Test Name | Min | Max | Median | Average |
---|---|---|---|---|
testResults - IL2CPP - 1 Big mesh | 32.3238 | 34.3637 | 33.3293 | 33.3280933333333 |
testResults - IL2CPP - 50 simple meshes | 40.0466 | 58.7367 | 41.6677 | 43.0790133333333 |
testResults - Mono - 1 Big mesh | 32.3963 | 34.3302 | 33.3263 | 33.2917133333333 |
testResults - Mono - 50 simple meshes | 40.3834 | 51.5294 | 41.6574 | 42.18962 |
It’s not the most important observation, but still worth noting that the Mono performance has practically leveled with IL2CPP.
Further optimization of the library would have required more significant changes, and accordingly, more time. But at this point, the current performance was already quite satisfactory. So, I decided to take one last look at the profiler, just in case something quick could be improved. And something was found.
The author of the library called RecalculateTangents()
every time the mesh was updated, but in our materials, they’re generally not needed. So, we can make this an additional option for those who want it. Of course, we could come up with something using the Job System, but for now, let’s just add a flag so that this call will only be made when necessary. Then, we’ll perform the final measurements.
Test Name | Min | Max | Median | Average |
---|---|---|---|---|
testResults - IL2CPP - 1 Big mesh | 7.5389 | 9.3847 | 8.3297 | 8.32364 |
testResults - IL2CPP - 50 simple meshes | 23.3105 | 33.3585 | 25.0162 | 26.35596 |
testResults - Mono - 1 Big mesh | 7.5006 | 16.7793 | 8.3345 | 9.44308333333333 |
testResults - Mono - 50 simple meshes | 23.8324 | 50.2136 | 24.9554 | 27.4275966666667 |
Conclusions and Final Thoughts
First, let’s discuss the significant difference between a large mesh and many small ones. The use of the Job System itself is not a silver bullet and comes with its own overhead, such as the constant transferring of data between managed arrays and NativeArrays, as well as the creation of these NativeArrays. The larger the amount of data we put into a single NativeArray and process with one Job, the more noticeable the performance gain will be. Currently, each curve and each MeshBender on the scene performs calculations independently of the others, and the overhead is cumulative.
In my opinion, the most effective solution to this problem would be the use of ECS, especially since we’re already using other parts of DOTS, and they work best together. This would allow us to write separate systems for recalculating curves and processing mesh vertices, as well as control the order of their execution without needing to rely on LateUpdate
. However, switching to ECS would require a complete rewrite of the project, so let’s leave that for the future or as a homework assignment for those interested.

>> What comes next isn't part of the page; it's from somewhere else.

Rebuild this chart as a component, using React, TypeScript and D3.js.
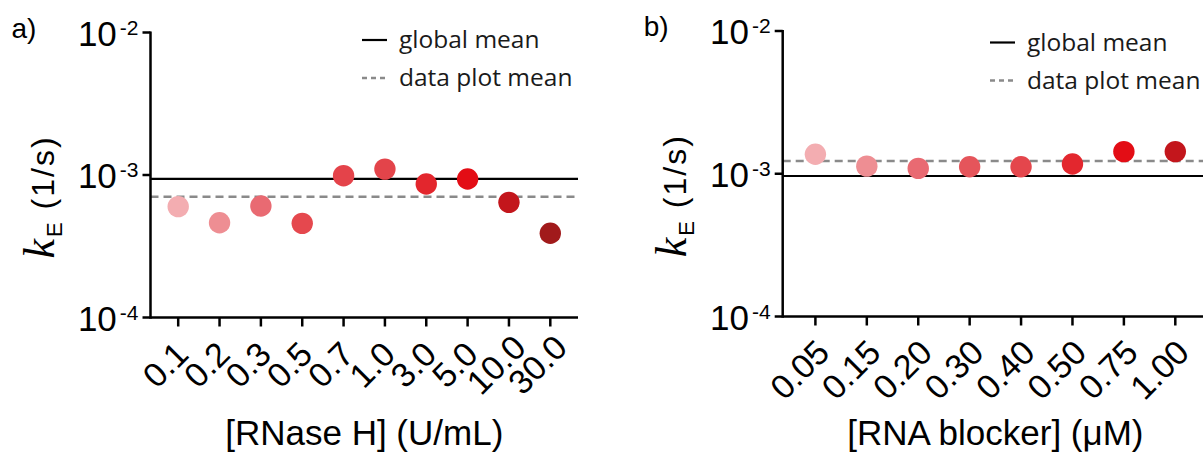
import * as d3 from "d3";
import React from "react";

// panel a: RNase H titration
const rnaseLabels = ["0.1", "0.2", "0.3", "0.5", "0.7", "1.0", "3.0", "5.0", "10.0", "30.0"];
const rnaseValues = [6.0e-4, 4.62e-4, 6.06e-4, 4.58e-4, 9.89e-4, 1.1e-3, 8.65e-4, 9.38e-4, 6.43e-4, 3.9e-4];
const rnaseColors = ["#f3adb1", "#ee8e93", "#e96a72", "#e5484e", "#e4434a", "#e3444a", "#e3262d", "#e30d15", "#c3161c", "#a11a1b"];
const rnaseGlobalMean = 9.38e-4;
const rnasePlotMean = 7.05e-4;

// panel b: RNA blocker titration
const blockerLabels = ["0.05", "0.15", "0.20", "0.30", "0.40", "0.50", "0.75", "1.00"];
const blockerValues = [1.37e-3, 1.13e-3, 1.09e-3, 1.12e-3, 1.12e-3, 1.17e-3, 1.43e-3, 1.43e-3];
const blockerColors = ["#f3adb1", "#ee8e93", "#e96a72", "#e5555b", "#e4464c", "#e3272e", "#e30d15", "#c3161c"];
const blockerGlobalMean = 9.64e-4;
const blockerPlotMean = 1.23e-3;

const yTicks = [1e-2, 1e-3, 1e-4];
const yTickExps = ["-2", "-3", "-4"];
const legendNames = ["global mean", "data plot mean"];

const sans = "'Liberation Sans', Arial, sans-serif";

type PanelProps = {
  tag: string;
  left: number;
  right: number;
  top: number;
  bottom: number;
  pad: number;
  labels: string[];
  values: number[];
  colors: string[];
  globalMean: number;
  plotMean: number;
  xTitle: string;
  legendX: number;
  legendY: number;
  labelDx: number;
  labelDy: number;
};

function Panel(p: PanelProps) {
  const x = d3.scalePoint<string>().domain(p.labels).range([p.left, p.right]).padding(p.pad);
  const y = d3.scaleLog().domain([1e-4, 1e-2]).range([p.bottom, p.top]);
  const cx = (p.left + p.right) / 2;

  return (
    <g>
      <text x={p.left - 139} y={p.top + 5} fontFamily={sans} fontSize={28}>{p.tag}</text>

      {/* y title */}
      <text transform={`translate(${p.left - 97},${(p.top + p.bottom) / 2 + 22}) rotate(-90)`} textAnchor="middle" fontFamily={sans} fontSize={32} letterSpacing={2}>
        <tspan fontFamily="'Liberation Serif', serif" fontStyle="italic" fontSize={44}>k</tspan>
        <tspan fontSize={22} dy={8}>E</tspan>
        <tspan dy={-8}> (1/s)</tspan>
      </text>

      {/* y ticks */}
      {yTicks.map((t, i) => (
        <g key={i}>
          <line x1={p.left - 8} x2={p.left} y1={y(t)} y2={y(t)} stroke="#000" strokeWidth={2.5} />
          <text x={p.left - 12} y={y(t) + 13} textAnchor="end" fontFamily={sans} fontSize={35}>
            10<tspan fontSize={21} dx={3} dy={-11}>{yTickExps[i]}</tspan>
          </text>
        </g>
      ))}

      {/* mean lines */}
      <line x1={p.left} x2={p.right} y1={y(p.plotMean)} y2={y(p.plotMean)} stroke="#8a8a8a" strokeWidth={2.5} strokeDasharray="8 5" />
      <line x1={p.left} x2={p.right} y1={y(p.globalMean)} y2={y(p.globalMean)} stroke="#000" strokeWidth={2.2} />

      {/* axes */}
      <line x1={p.left} x2={p.left} y1={p.top - 1} y2={p.bottom + 1.25} stroke="#000" strokeWidth={2.5} />
      <line x1={p.left} x2={p.right} y1={p.bottom} y2={p.bottom} stroke="#000" strokeWidth={2.5} />

      {/* x ticks and labels */}
      {p.labels.map((l) => (
        <g key={l}>
          <line x1={x(l)} x2={x(l)} y1={p.bottom} y2={p.bottom + 9} stroke="#000" strokeWidth={2.5} />
          <text transform={`translate(${(x(l) as number) + p.labelDx},${p.bottom + p.labelDy}) rotate(-45)`} textAnchor="middle" dominantBaseline="central" fontFamily={sans} fontSize={34}>{l}</text>
        </g>
      ))}

      {/* points */}
      {p.values.map((v, i) => (
        <circle key={i} cx={x(p.labels[i])} cy={y(v)} r={10.7} fill={p.colors[i]} />
      ))}

      {/* legend */}
      <line x1={p.legendX} x2={p.legendX + 25} y1={p.legendY} y2={p.legendY} stroke="#000" strokeWidth={2.2} />
      <text x={p.legendX + 37} y={p.legendY + 8} fontFamily="'Open Sans', sans-serif" fontSize={24.5} fill="#1a1a1a">{legendNames[0]}</text>
      <line x1={p.legendX} x2={p.legendX + 25} y1={p.legendY + 38} y2={p.legendY + 38} stroke="#8a8a8a" strokeWidth={2.5} strokeDasharray="5 4" />
      <text x={p.legendX + 37} y={p.legendY + 46} fontFamily="'Open Sans', sans-serif" fontSize={24.5} fill="#1a1a1a">{legendNames[1]}</text>

      {/* x title */}
      <text x={cx} y={445} textAnchor="middle" fontFamily={sans} fontSize={35}>{p.xTitle}</text>
    </g>
  );
}

export default function App() {
  return (
    <div>
      <style>{"body{margin:0}"}</style>
      <svg width={1203} height={454} style={{ display: "block", background: "#fff" }}>
        <Panel tag="a)" left={150.5} right={578} top={32.5} bottom={317.5} pad={0.67}
          labels={rnaseLabels} values={rnaseValues} colors={rnaseColors}
          globalMean={rnaseGlobalMean} plotMean={rnasePlotMean}
          xTitle="[RNase H] (U/mL)" legendX={362} legendY={40} labelDx={-13} labelDy={47} />
        <Panel tag="b)" left={782.7} right={1208} top={31} bottom={316.5} pad={0.636}
          labels={blockerLabels} values={blockerValues} colors={blockerColors}
          globalMean={blockerGlobalMean} plotMean={blockerPlotMean}
          xTitle="[RNA blocker] (μM)" legendX={990} legendY={42.5} labelDx={-16} labelDy={53} />
      </svg>
    </div>
  );
}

Another useful improvement could be the use of the Advanced Mesh API, which is specifically designed for processing meshes in the Job System. Currently, we’re transferring data back and forth too much, which introduces unnecessary overhead.
At the moment, my fork of the original library can’t be called complete. During the refactoring process, I completely commented out the editor scripts and haven’t fixed them yet. Also, in MeshBender, I only converted the FillStretch method to use the Job System; the other two methods are still functional, but likely with worse performance.